Didcot, England--A new process for using laser tweezers developed at the Science and Technology Facilities Council's (STFC's) Rutherford Appleton Laboratory will help streamline protein microcrystal selection for biosciences research. Protein microcrystals enable researchers to analyze the structure of molecules and how they behave, for example in disease. The results are published in Acta Crystallographica D this week.
The technique allows researchers to select and place the crystals on customized sample holders for crystallographic analysis on one of the structural-biology x-ray beamlines at Diamond Light Source, the UK’s national synchrotron science facility.

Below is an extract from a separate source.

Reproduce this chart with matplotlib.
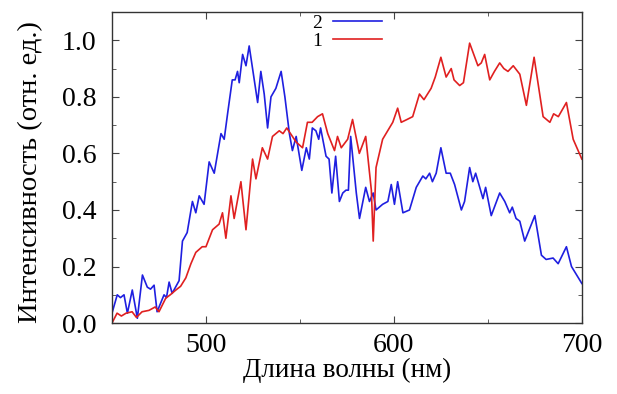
import numpy as np
import matplotlib.pyplot as plt
from matplotlib.ticker import MultipleLocator

plt.rcParams['font.family'] = ['Liberation Serif', 'DejaVu Serif']

# curve 2 (blue)
wl_2 = [450, 452.8, 454.5, 456.4, 458.2, 460.8, 463.5, 466.2, 468.8, 470.5,
        472.4, 474, 477.7, 479, 480.4, 482, 485.7, 487.5, 490, 492.8,
        494.6, 496.4, 499, 501.7, 504.4, 508, 509.7, 511.5, 514, 515.5,
        516.8, 517.7, 519.5, 521.3, 523, 524.8, 527.5, 529.2, 531, 532.8,
        534.6, 537.2, 540, 542, 544.4, 546, 548, 551, 553.4, 555,
        556.6, 558.5, 560, 561, 563.9, 565.5, 567, 569, 571, 572.8,
        574.5, 575.8, 577, 580, 581.7, 585, 587, 589, 590.5, 594,
        596.8, 598.6, 600.3, 602, 604.8, 608.3, 611.9, 615.4, 617, 619,
        620.5, 622.5, 625, 627.8, 630, 632.3, 635.9, 637.6, 640.3, 642,
        643.5, 647.4, 648.8, 651.8, 656.3, 659, 661.6, 663, 665, 667,
        669.6, 671.4, 675, 678.5, 681, 684.7, 687.4, 691.8, 694.5, 700]
int_2 = [0.035, 0.10, 0.09, 0.10, 0.035, 0.117, 0.017, 0.17, 0.127, 0.12,
         0.134, 0.04, 0.10, 0.09, 0.145, 0.105, 0.15, 0.29, 0.32, 0.43,
         0.39, 0.45, 0.42, 0.57, 0.53, 0.67, 0.65, 0.74, 0.86, 0.86,
         0.89, 0.85, 0.95, 0.91, 0.98, 0.90, 0.78, 0.89, 0.81, 0.69,
         0.80, 0.83, 0.89, 0.80, 0.67, 0.61, 0.66, 0.54, 0.62, 0.58,
         0.69, 0.68, 0.65, 0.69, 0.59, 0.58, 0.46, 0.59, 0.43, 0.46,
         0.47, 0.47, 0.66, 0.46, 0.37, 0.48, 0.43, 0.46, 0.40, 0.42,
         0.43, 0.49, 0.42, 0.50, 0.39, 0.40, 0.48, 0.52, 0.51, 0.53,
         0.50, 0.53, 0.62, 0.53, 0.53, 0.49, 0.40, 0.43, 0.55, 0.50,
         0.53, 0.44, 0.48, 0.38, 0.46, 0.43, 0.39, 0.41, 0.37, 0.36,
         0.29, 0.32, 0.38, 0.24, 0.225, 0.23, 0.21, 0.27, 0.20, 0.14]

# curve 1 (red)
wl_1 = [450, 452.7, 455, 457.5, 460.7, 463, 466, 469.7, 473, 475,
        478.6, 481, 484, 486.5, 489.3, 492, 494.6, 498, 500, 503.5,
        507, 508.8, 510.6, 513.3, 515, 518.6, 521.3, 524.8, 526.6, 530,
        532.8, 535.4, 539, 541, 543, 546, 548, 551.4, 554, 556.5,
        559.4, 562, 564.8, 568.4, 570, 572, 575.4, 578, 581.6, 585,
        588, 589, 590.5, 594, 599.4, 602, 603.9, 607, 610, 613.6,
        616, 619.8, 622, 625, 627.8, 630.5, 632, 635, 637, 640.3,
        644.7, 646.5, 648.3, 651, 653.5, 656.3, 658.5, 660.7, 663.5, 667,
        670.5, 674.6, 679.4, 683, 685, 687.5, 691.8, 695.4, 700]
int_1 = [0.0, 0.035, 0.025, 0.035, 0.04, 0.02, 0.04, 0.045, 0.057, 0.04,
         0.088, 0.10, 0.117, 0.13, 0.16, 0.21, 0.25, 0.27, 0.27, 0.33,
         0.35, 0.39, 0.30, 0.45, 0.37, 0.50, 0.33, 0.58, 0.51, 0.62,
         0.58, 0.66, 0.68, 0.67, 0.69, 0.66, 0.64, 0.62, 0.71, 0.71,
         0.73, 0.74, 0.67, 0.61, 0.66, 0.62, 0.65, 0.72, 0.60, 0.66,
         0.47, 0.29, 0.55, 0.65, 0.71, 0.76, 0.71, 0.72, 0.73, 0.81,
         0.79, 0.83, 0.87, 0.94, 0.87, 0.90, 0.86, 0.84, 0.85, 0.99,
         0.91, 0.92, 0.95, 0.86, 0.89, 0.92, 0.90, 0.89, 0.91, 0.88,
         0.77, 0.94, 0.73, 0.71, 0.74, 0.73, 0.78, 0.65, 0.58]

fig = plt.figure(figsize=(6.17, 3.94), dpi=100)
ax = fig.add_axes([0.1815, 0.180, 0.7615, 0.7895])

ax.plot(wl_2, int_2, color='#1f1fe0', lw=1.2, label='2')
ax.plot(wl_1, int_1, color='#e02020', lw=1.2, label='1')

ax.set_xlim(450, 700)
ax.set_ylim(0, 1.1)
ax.xaxis.set_minor_locator(MultipleLocator(50))
ax.yaxis.set_major_locator(MultipleLocator(0.2))
ax.yaxis.set_minor_locator(MultipleLocator(0.1))
ax.set_xticks([500, 600, 700])
ax.yaxis.set_major_formatter(plt.FuncFormatter(lambda v, p: f'{v:.1f}'))
ax.tick_params(which='both', direction='in', top=True, right=True,
               labelsize=20, color='#444444')
ax.tick_params(which='major', length=5)
ax.tick_params(which='minor', length=3)
ax.tick_params(axis='y', pad=11)
ax.tick_params(axis='x', pad=7)
for s in ax.spines.values():
    s.set_color('#333333')
    s.set_linewidth(1.0)

ax.set_xlabel('Длина волны (нм)', fontsize=19.5, labelpad=0)
ax.set_ylabel('Интенсивность (отн. ед.)', fontsize=20.5)
ax.yaxis.set_label_coords(-0.147, 0.485)

ax.legend(loc='upper center', bbox_to_anchor=(0.5, 1.03), frameon=False,
          markerfirst=False, fontsize=14, handlelength=2.5, handletextpad=0.6,
          labelspacing=0.0, borderpad=0.1)

fig.savefig('out.png', dpi=100)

Microfiber net holds crystals
The laser-tweezing technique is the result of a collaboration between Diamond Light Source and STFC's Central Laser Facility (CLF) and Technology departments. In this area of research, crystals of proteins rather than single molecules must be used, but for many proteins, the crystals can be so small (less than 10 μm) that they are difficult to handle and mount onto standard sample holders. In the new approach, a microfiber web forms a net for the crystals to be mounted on. Laser tweezers are then used to grab the crystals and move them onto the sample holders.
Armin Wagner, project lead at Diamond Light Source, explains why this technique is so important. “Previously we have, in essence, wasted two to three days on the beamline just looking for our best crystals," he says. "Now, using the laser-tweezers system, we can visually identify and select specific crystals and transfer them to well-defined positions on a sample mount rather than relying on a purely random process.”